Sementara HPP di tingkat penggilingan Rp 4.650 per kilogram dan untuk gabah kering giling (GKG) tingkat penggilingan Rp 5.700 per kilogram. Dalam ketetapan itu juga diatur HPP beras medium di Perum Bulog Rp 9.00 per kilogram.
Meski mengalami kenaikan dibanding HPP yang tertuang dalam Peraturan Menteri Perdagangan (Permendag) Nomor 24 Tahun 2020, faktanya HPP tersebut di Kabupaten Jember belum dilakukan oleh pengusaha beras.
Sebelum Bapanas menetapkan HPP, harga gabah kering panen pada bulan Januari 2023 di Jember mencapai Rp 5.200 sampai Rp 5.700 per kilogram. Namun harga gabah saat itu antara Rp 4.200 sampai 4.500 per kilogram.
“Saya sudah keliling ke beberapa petani dan sawah, harga gabah di Jember terjun bebas. Punya saya sendiri baru kemarin panen laku 4.200 per kilogram, itu pun sudah agak memaksa kepada pembeli,” kata Jumantoro, Senin, 06 Maret 2023.
Menurut Jumantoro kondisi harga gabah yang anjlok di Kabupaten Jember sangat menyakitkan bagi para petani. Dengan harga Rp 5.000 saja , keuntungan yang didapat petani sangat tipis, apalagi di bawah Rp 5.000, petani bisa menerima kerugian yang cukup besar.
Sebab, biaya produksi pertanian saat ini cukup tinggi. Hal itu disebabkan harga pupuk dan obat-obatan yang mahal, ditambah ongkos tenaga kerja yang juga terus mengalami kenaikan, ditambah biaya sewa.
“Kami merasa prihatin dengan harga gabah di tingkat petani yang tidak sesuai harapan. Para pengusaha beras masih merasa takut membeli gabah sesuai harga yang ditetapkan pemerintah,” tambah Jumantoro.
Atas kondisi tersebut, Jumantoro mendesak ada keterlibatan pemerintah dan pemerintah daerah. Bupati, gubernur, dan presiden harus turun ke bawah melihat kondisi dan memperjuangkan nasib para petani. Kondisi petani saat ini semakin tak berdaya.
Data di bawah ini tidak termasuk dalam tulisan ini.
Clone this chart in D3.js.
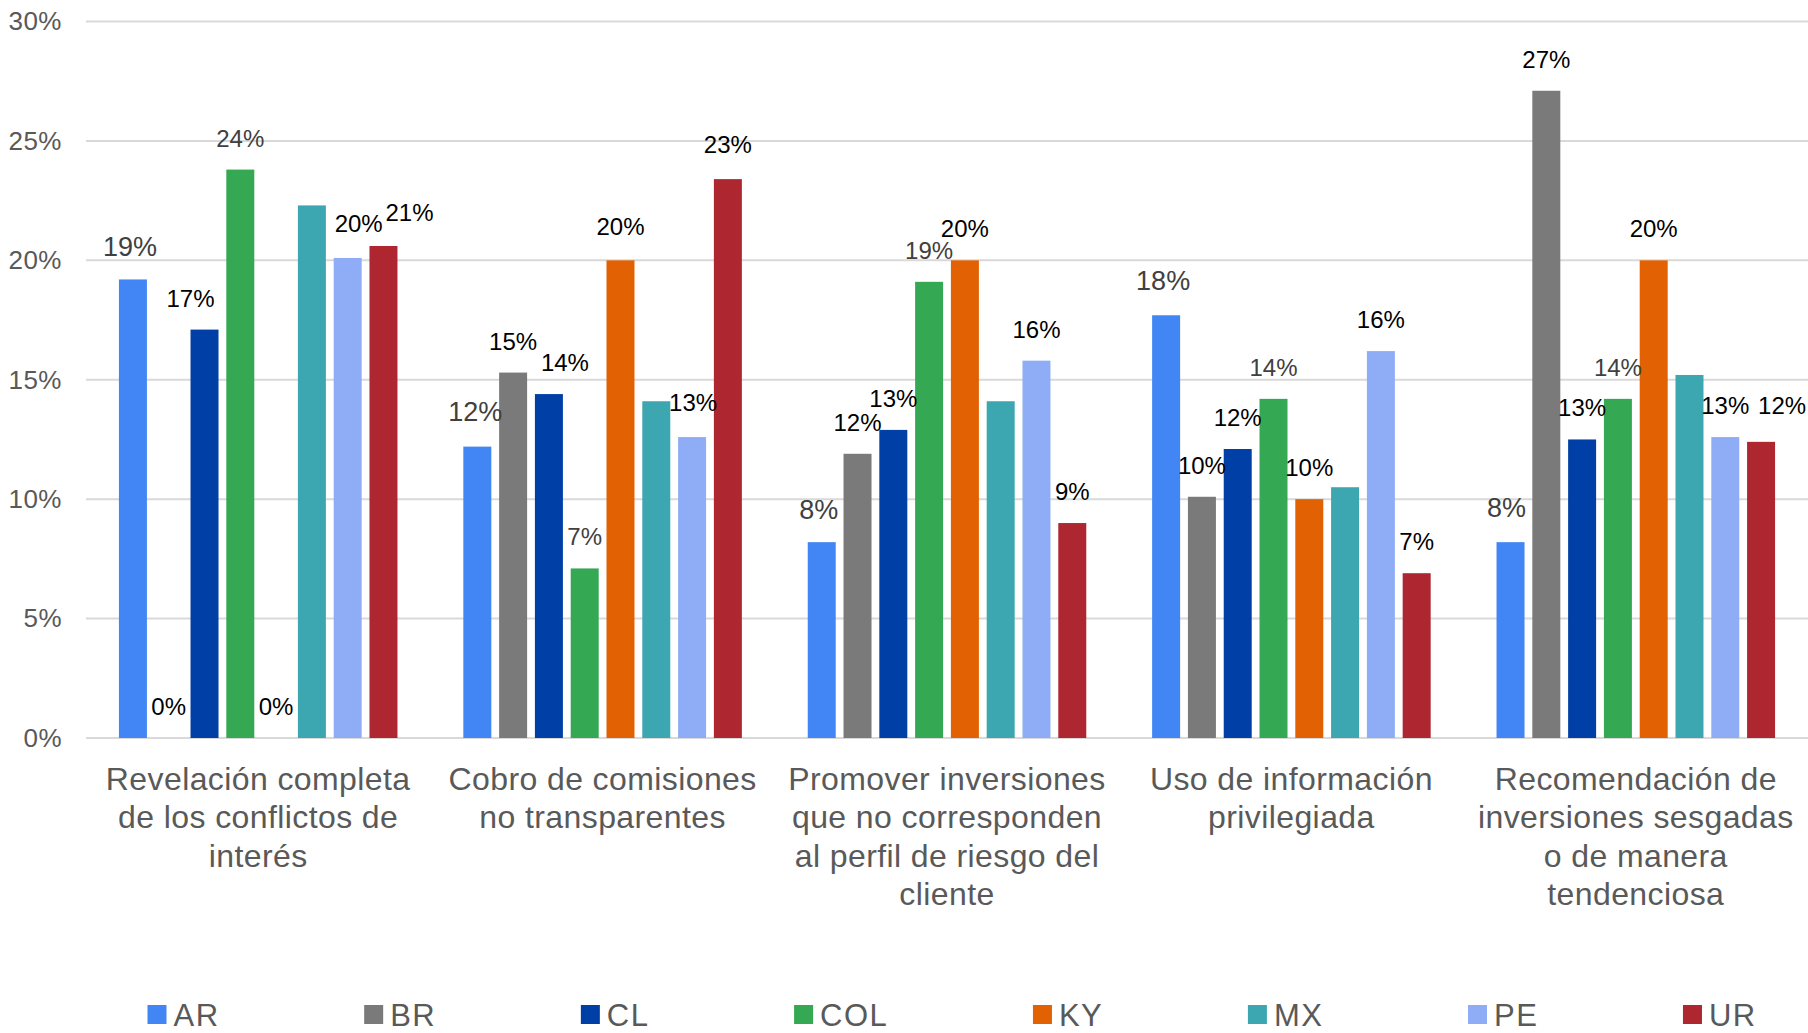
<!DOCTYPE html>
<html>
<head>
<meta charset="utf-8">
<script src="https://cdn.jsdelivr.net/npm/d3@7"></script>
<style>
  html, body { margin: 0; padding: 0; background: #ffffff; }
  svg { display: block; }
  text { font-family: "Liberation Sans", Arial, Helvetica, sans-serif; }
</style>
</head>
<body>
<svg id="chart" width="1808" height="1033"></svg>
<script>
// ---- data ----
const categories = [
  ["Revelación completa", "de los conflictos de", "interés"],
  ["Cobro de comisiones", "no transparentes"],
  ["Promover inversiones", "que no corresponden", "al perfil de riesgo del", "cliente"],
  ["Uso de información", "privilegiada"],
  ["Recomendación de", "inversiones sesgadas", "o de manera", "tendenciosa"]
];
const seriesNames = ["AR", "BR", "CL", "COL", "KY", "MX", "PE", "UR"];
const AR  = [19.2, 12.2,  8.2, 17.7,  8.2];
const BR  = [ 0.0, 15.3, 11.9, 10.1, 27.1];
const CL  = [17.1, 14.4, 12.9, 12.1, 12.5];
const COL = [23.8,  7.1, 19.1, 14.2, 14.2];
const KY  = [ 0.0, 20.0, 20.0, 10.0, 20.0];
const MX  = [22.3, 14.1, 14.1, 10.5, 15.2];
const PE  = [20.1, 12.6, 15.8, 16.2, 12.6];
const UR  = [20.6, 23.4,  9.0,  6.9, 12.4];
const seriesValues = [AR, BR, CL, COL, KY, MX, PE, UR];
const yTicks = [0, 5, 10, 15, 20, 25, 30];
const labeledSeries = ["AR", "BR", "CL", "COL", "KY", "PE", "UR"]; // MX has no data labels

// ---- styles ----
const colors = {
  AR: "#4285f4", BR: "#7a7a7a", CL: "#003fa6", COL: "#35a853",
  KY: "#e26103", MX: "#3da7b1", PE: "#8fadf6", UR: "#ae2630"
};
const labelStyle = {
  AR:  {fill: "#404040", size: 27},
  COL: {fill: "#404040", size: 24},
  other: {fill: "#000000", size: 24}
};
// small label nudges (pixels) where the original labels are displaced: [category, series, dx, dy]
const labelNudges = [
  [0, "AR", -3, 0], [0, "CL", -14, 0], [0, "PE", 11, -3], [0, "UR", 26, -2],
  [1, "AR", -2, -3], [1, "CL", 16, 0], [1, "KY", 0, -2], [1, "PE", 1, -3], [1, "UR", 0, -3],
  [2, "AR", -3, 0], [3, "AR", -3, -2], [4, "AR", -4, -2], [4, "UR", 21, -5]
];

// ---- layout ----
const svg = d3.select("#chart");
const plotLeft = 86, plotRight = 1808, yTop = 21.5, yBottom = 738;

const x0 = d3.scaleBand().domain(d3.range(categories.length)).range([plotLeft, plotRight]).padding(0);
const x1 = d3.scaleBand().domain(seriesNames).range([0, x0.bandwidth()]).paddingInner(0.218).paddingOuter(0.92);
const y = d3.scaleLinear().domain([0, 30]).range([yBottom, yTop]);

// gridlines
svg.append("g").selectAll("line").data(yTicks).join("line")
  .attr("x1", plotLeft).attr("x2", plotRight)
  .attr("y1", d => y(d)).attr("y2", d => y(d))
  .attr("stroke", "#d9d9d9").attr("stroke-width", 2);

// y axis labels
const yAxis = d3.axisLeft(y).tickValues(yTicks).tickFormat(d => d + "%").tickSize(0).tickPadding(0);
const yg = svg.append("g").attr("transform", "translate(62,0)").call(yAxis);
yg.select(".domain").remove();
yg.selectAll("text")
  .attr("fill", "#595959").attr("font-size", 26).attr("letter-spacing", 0.5)
  .attr("font-family", '"Liberation Sans", Arial, sans-serif');

// bars
const flat = [];
categories.forEach((c, ci) => {
  seriesNames.forEach((s, si) => flat.push({ci, s, v: seriesValues[si][ci]}));
});
svg.append("g").selectAll("rect").data(flat).join("rect")
  .attr("x", d => x0(d.ci) + x1(d.s))
  .attr("width", x1.bandwidth())
  .attr("y", d => y(d.v))
  .attr("height", d => y(0) - y(d.v))
  .attr("fill", d => colors[d.s]);

// data labels
const fmt = v => Math.round(v) + "%";
const nudge = (ci, s) => {
  const n = labelNudges.find(e => e[0] === ci && e[1] === s);
  return n ? [n[2], n[3]] : [0, 0];
};
svg.append("g").selectAll("text").data(flat.filter(d => labeledSeries.includes(d.s))).join("text")
  .attr("x", d => x0(d.ci) + x1(d.s) + x1.bandwidth() / 2 + nudge(d.ci, d.s)[0])
  .attr("y", d => y(d.v) - 23 + nudge(d.ci, d.s)[1])
  .attr("text-anchor", "middle")
  .attr("font-size", d => (labelStyle[d.s] || labelStyle.other).size)
  .attr("fill", d => (labelStyle[d.s] || labelStyle.other).fill)
  .text(d => fmt(d.v));

// category labels
const catG = svg.append("g");
categories.forEach((lines, ci) => {
  const cx = x0(ci) + x0.bandwidth() / 2;
  const t = catG.append("text")
    .attr("x", cx).attr("y", 790)
    .attr("text-anchor", "middle")
    .attr("font-size", 32)
    .attr("letter-spacing", 0.4)
    .attr("fill", "#595959");
  lines.forEach((ln, li) => {
    t.append("tspan").attr("x", cx).attr("dy", li === 0 ? 0 : 38.4).text(ln);
  });
});

// legend
const legend = svg.append("g");
let lx = 147.5;
seriesNames.forEach(s => {
  legend.append("rect").attr("x", lx).attr("y", 1005).attr("width", 19).attr("height", 19).attr("fill", colors[s]);
  const t = legend.append("text").attr("x", lx + 26).attr("y", 1026)
    .attr("font-size", 31).attr("letter-spacing", 1.5).attr("fill", "#595959").text(s);
  const w = t.node().getComputedTextLength();
  lx += 170.6 + w;
});
</script>
</body>
</html>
Jumantoro juga meminta pemerintah melibatkan petani dalam merumuskan HPP gabah. Jumantoro menilai perumusan HPP gabah oleh Bapanas beberapa waktu lalu, petani nyaris tak dilibatkan di dalamnya.
Dalam perumusan itu yang lebih banyak berkontribusi hanya kalangan pengusaha. Sementara petani yang berpanas-panasan di sawah tidak dilibatkan dalam melakukan penghitungan.
Lebih jauh Jumantoro menilai, HPP gabah yang ditetapkan oleh Bapanas sedikit terlambat. Semestinya pemerintah sudah menetapkan HPP gabah pada awal tahun.
“Ini Seharusnya awal tahun sudah ditetapkan. Ini serba salah di Indonesia. Pada saat gabah sudah terjual, HPP baru keluar. Kami berharap pemerintah menetapkan HPP yang menyejahterakan petani, bukan membunuh petani pelan-pelan,” pungkas Jumantoro.